La première mosquée chinoise fut construite à Chang’an en 742, sous la dynastie Tang, les Huis se sont ensuite établis autour des mosquées. L’islam connu un essor important sous les dynasties Yuan (1271-1368) et Ming (1368-1644). Réprimé comme toutes les croyances pendant le «grand bond en avant», l’islam a connu un renouveau avec la mort de Mao et l’arrivée de Deng Xiaoping. Les Huis passèrent des accords avec le Parti communiste pour pouvoir vivre leur foi sans troubler l’ordre social.

En 1982, un institut pour l’étude des textes sacrés musulman a même pu voir le jour et en 1984, une académie de la langue arabe fut créée. Très contrôlé par l’État, l’islam progresse cependant en Chine surtout dans la province du Ningxia; les imams doivent reconnaître la «primauté de l’État sur la religion» et doivent obtenir une autorisation d’exercer sous peine d’être réprimés durement. Ils sont rémunérés par l’État et, depuis 1987, émanent de l’institut des études coranique d’Urumqi qui forment ces «responsables musulmans patriotes» en cinq ans.

suite page 3

Plus de 2700 mosquées ont été construites ou restaurées, même les plus petits villages disposent de leur mosquée et de leur imam et, particularité des Huis, ces derniers ont maintenu une tradition rarissime imposée au nom de l’égalité des sexes par le gouvernement chinois : la création de mosquées féminines (nüsi) et d’imams femmes pour la communauté des croyantes. Aujourd’hui, environ 15 000 Huis se rendent chaque année à la Mecque et L’islam représente la troisième religion du pays derrière les bouddhistes et les protestants.

Extrait de Frédérique Zingaro, dans www. chine.aujourd’hui le monde.com
…Gao Pingxi est un imam de l’ethnie Hui… en ce jour de l’aïd, il est heureux de prêcher même s’il lit l’arabe sans pouvoir le parler : «Vous ne trouverez pas un seul chinois qui comprenne l’arabe ici», reconnaît-il. Il prêche donc en chinois, les prières seules sont en Arabe.

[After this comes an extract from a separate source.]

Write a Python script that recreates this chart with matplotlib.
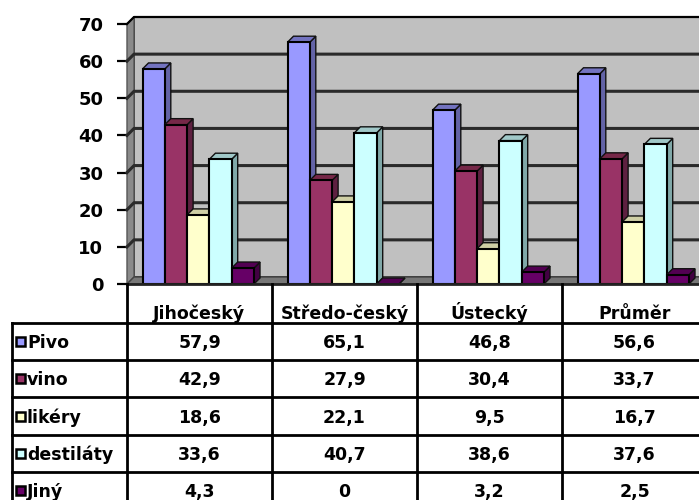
import matplotlib.pyplot as plt
from matplotlib.patches import Polygon, Rectangle

plt.rcParams['font.family'] = ['DejaVu Sans']

# ─── data ────────────────────────────────────────────────────────────────────
CATEGORIES = ["Jihočeský", "Středo-český", "Ústecký", "Průměr"]
SERIES = ["Pivo", "vino", "likéry", "destiláty", "Jiný"]
PIVO = [57.9, 65.1, 46.8, 56.6]
VINO = [42.9, 27.9, 30.4, 33.7]
LIKERY = [18.6, 22.1, 9.5, 16.7]
DESTILATY = [33.6, 40.7, 38.6, 37.6]
JINY = [4.3, 0, 3.2, 2.5]
Y_TICKS = [0, 10, 20, 30, 40, 50, 60, 70]

VALUES = [PIVO, VINO, LIKERY, DESTILATY, JINY]

# front / side / top face colours per series
FRONT = ["#9999FF", "#993366", "#FFFFCC", "#CCFFFF", "#660066"]
SIDE = ["#6363A6", "#5E2040", "#A6A685", "#80A8A8", "#420042"]
TOP = ["#7373C0", "#762848", "#CFCFA5", "#A0C8C8", "#520052"]

WALL = "#C0C0C0"
SIDE_WALL = "#8A8A8A"
FLOOR = "#777777"
GRID = "#2A2A2A"

# ─── layout (pixels on a 699x500 canvas) ─────────────────────────────────────
W, H = 699, 500
AX_L, AX_B, AX_T = 127, 284, 24          # plot front frame
CAT_PX = 145                            # width of one category
X_PER_PX = 1 / CAT_PX
Y_PER_PX = 70 / (AX_B - AX_T)

WALL_DX, WALL_DY = 7 * X_PER_PX, 7 * Y_PER_PX
BAR_DX, BAR_DY = 6 * X_PER_PX, 6 * Y_PER_PX
BAR_OFF = 15.5 * X_PER_PX
BAR_W = 22.3 * X_PER_PX

ROW_PX = 37.2
HEADER_ROWS = 39 / ROW_PX
LABEL_X = (12 - AX_L) * X_PER_PX
FS = 12.5

fig = plt.figure(figsize=(W / 100, H / 100), dpi=100)
fig.patch.set_facecolor("white")

n_cat = len(CATEGORIES)
ax_w = n_cat * CAT_PX
ax = fig.add_axes([AX_L / W, (H - AX_B) / H, ax_w / W, (AX_B - AX_T) / H])
ax.set_xlim(0, n_cat)
ax.set_ylim(0, 70)
for s in ax.spines.values():
    s.set_visible(False)
ax.set_xticks([])
ax.set_yticks(Y_TICKS)
ax.set_yticklabels([str(t) for t in Y_TICKS], fontsize=13, fontweight="bold")
ax.tick_params(axis="y", length=7, width=1.6, pad=10, colors="black")
ax.patch.set_visible(False)

# walls and floor
top = Y_TICKS[-1]
ax.add_patch(Polygon([(WALL_DX, WALL_DY), (n_cat + WALL_DX, WALL_DY),
                      (n_cat + WALL_DX, top + WALL_DY), (WALL_DX, top + WALL_DY)],
                     closed=True, fc=WALL, ec="#222222", lw=1.2, clip_on=False, zorder=1))
ax.add_patch(Polygon([(0, 0), (WALL_DX, WALL_DY), (WALL_DX, top + WALL_DY), (0, top)],
                     closed=True, fc=SIDE_WALL, ec="#555555", lw=1.0, clip_on=False, zorder=1))
ax.add_patch(Polygon([(0, 0), (n_cat, 0), (n_cat + WALL_DX, WALL_DY), (WALL_DX, WALL_DY)],
                     closed=True, fc=FLOOR, ec="#444444", lw=1.0, clip_on=False, zorder=1))
for t in Y_TICKS[1:-1]:
    ax.plot([0, WALL_DX, n_cat + WALL_DX], [t, t + WALL_DY, t + WALL_DY],
            color=GRID, lw=2.2, clip_on=False, zorder=2)
ax.plot([0, WALL_DX, n_cat + WALL_DX], [top, top + WALL_DY, top + WALL_DY],
        color="black", lw=1.6, clip_on=False, zorder=2)
ax.plot([0, n_cat], [0, 0], color="#222222", lw=2.0, clip_on=False, zorder=6)

# 3D columns
for i in range(n_cat):
    for j, vals in enumerate(VALUES):
        v = vals[i]
        x0 = i + BAR_OFF + j * BAR_W
        x1 = x0 + BAR_W
        ax.add_patch(Polygon([(x1, 0), (x1 + BAR_DX, BAR_DY), (x1 + BAR_DX, v + BAR_DY), (x1, v)],
                             closed=True, fc=SIDE[j], ec="#111111", lw=1.0, zorder=3 + j * 0.01))
        ax.add_patch(Polygon([(x0, v), (x1, v), (x1 + BAR_DX, v + BAR_DY), (x0 + BAR_DX, v + BAR_DY)],
                             closed=True, fc=TOP[j], ec="#111111", lw=1.0, zorder=3 + j * 0.01))
        if v > 0:
            ax.add_patch(Rectangle((x0, 0), BAR_W, v, fc=FRONT[j], ec="black",
                                   lw=1.5, zorder=3.005 + j * 0.01))

# ─── data table ──────────────────────────────────────────────────────────────
n_rows = len(SERIES)
tab_bottom = HEADER_ROWS + n_rows
tab_h = tab_bottom * ROW_PX
tax = fig.add_axes([AX_L / W, (H - AX_B - tab_h) / H, ax_w / W, tab_h / H])
tax.set_xlim(0, n_cat)
tax.set_ylim(tab_bottom, 0)
tax.axis("off")

LINE = dict(color="black", lw=2.0, clip_on=False)
for c in range(n_cat + 1):
    tax.plot([c, c], [0, tab_bottom], **LINE)
tax.plot([LABEL_X, LABEL_X], [HEADER_ROWS, tab_bottom], **LINE)
for r in range(n_rows + 1):
    tax.plot([LABEL_X, n_cat], [HEADER_ROWS + r, HEADER_ROWS + r], **LINE)

for i, name in enumerate(CATEGORIES):
    tax.text(i + 0.5, HEADER_ROWS - 0.1, name, ha="center", va="baseline",
             fontsize=FS, fontweight="bold")

sq_w = 9 * X_PER_PX
sq_h = 9 / ROW_PX
for r, (name, vals) in enumerate(zip(SERIES, VALUES)):
    yc = HEADER_ROWS + r + 0.5
    yb = HEADER_ROWS + r + 0.68
    tax.add_patch(Rectangle((LABEL_X + 4 * X_PER_PX, yc - sq_h / 2), sq_w, sq_h,
                            fc=FRONT[r], ec="black", lw=1.8, clip_on=False))
    tax.text(LABEL_X + 15 * X_PER_PX, yb, name, ha="left", va="baseline",
             fontsize=FS, fontweight="bold", clip_on=False)
    for i, v in enumerate(vals):
        label = f"{v:g}".replace(".", ",")
        tax.text(i + 0.5, yb, label, ha="center", va="baseline",
                 fontsize=FS, fontweight="bold")

fig.savefig("out.png", dpi=100)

(…) A Pékin, les musulmans chinois ne semblent pas très préoccupés par le strict respect des règles qui prévalent dans les pays arabes. A la petite mosquée de Chaoyangmen, pas de foulard pour les femmes à l’entrée de la mosquée, ni de jeûne obligatoire. Le seul interdit concerne  la viande de porc. Si les Hui adhèrent aux traditions sunnites, école hanafite, ils sont d’abord concernés par les problèmes de la vie quotidienne,  l’observance des traditions, les liens de famille et de clan, plutôt qu’aux idées et aux doctrines théologiques. Ils attachent de l’importance à la prière quotidienne, cinq fois par jour, et à la prière du vendredi à la mosquée, auxquelles se mêlent parfois des croyances populaires, notamment dans les exorcismes qui permettent de se protéger du le mauvais œil ou des mauvais esprits».